Monday, November 14, 2011

The Nitty Gritty

For the people that know me well, this is all stuff you've heard before...for those who don't know my entire story this is for you.  I joined match.com at one of my lowest points in my life.  I was working at a job that I hated, living alone and where I worked (not a recommended idea) and I had just gotten news that my parents we're getting divorced.  I'm not going to go into a whole sob story about that for 2 reasons..one it's not my business to share, and two..that story isn't really relevant.  Just know it put me in a depression.  I needed affection, attention, love, and someone to just be there for me.  I am in NO WAY discrediting my WONDERFUL WONDERFUL friends who helped me through all of this, but there are some things a girlfriend just can't help with...unless you swim in the lady pond....which I don't.  So I was sh*t out of luck on that one.

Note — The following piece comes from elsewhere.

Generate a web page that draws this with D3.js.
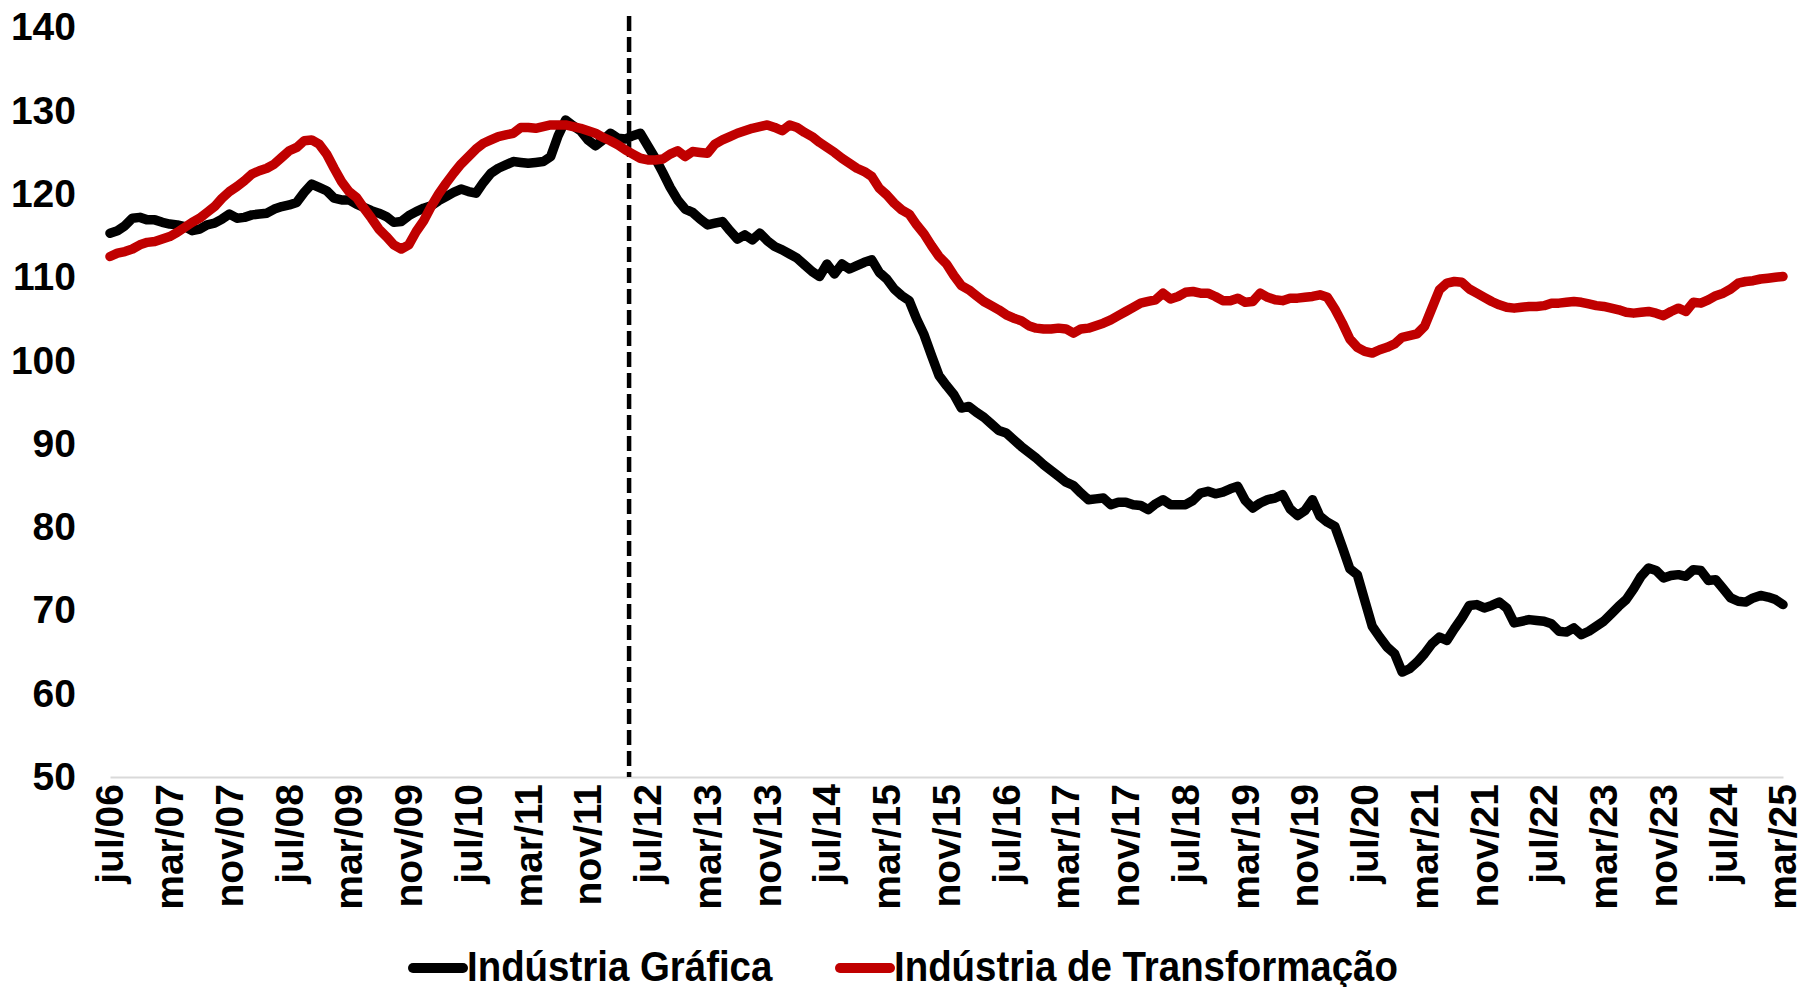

On a whim I decided to join..I don't know why, maybe because I was bored, and wanted something new and exciting to look forward to, something to keep my mind off of things, something just plain silly.  Obviously it worked. 

Aaron got the readers digest version of my situation when we went on our first date, I didn't want to overload him with my emotional baggage, but over time he learned tho whole situation.  He was there for me every second, giving me advice when I asked for it (even if it wasn't what I wanted to hear..he was going to tell me the truth).  Listening when I needed to vent, and letting me cry when I needed to.  I remember the night I knew I fell in love with him.  I was crying about something, and he let me talk it out, but then he decided to tell me secrets that he had never told anyone else.  We were up all night talking, about everything under the sun.  I knew then and there we would be together forever.

At one point in time we had the "talk" that I'm sure everyone has when they know their relationship his getting serious..1) Divorce is not an option we will communicate and work through things...Yes I know that certain circumstances can cause divorce, but I refuse to just give up like I've seen so many times. 2) We're equals in this, we may contribute in different ways, but we are partners.  3) Honesty always. 4) To remember we're not just husband and wife, but best friends as well.  These things are so important to me know more than ever, I don't want to be a statistic.

Short and sweet, I just wanted to get things off my chest!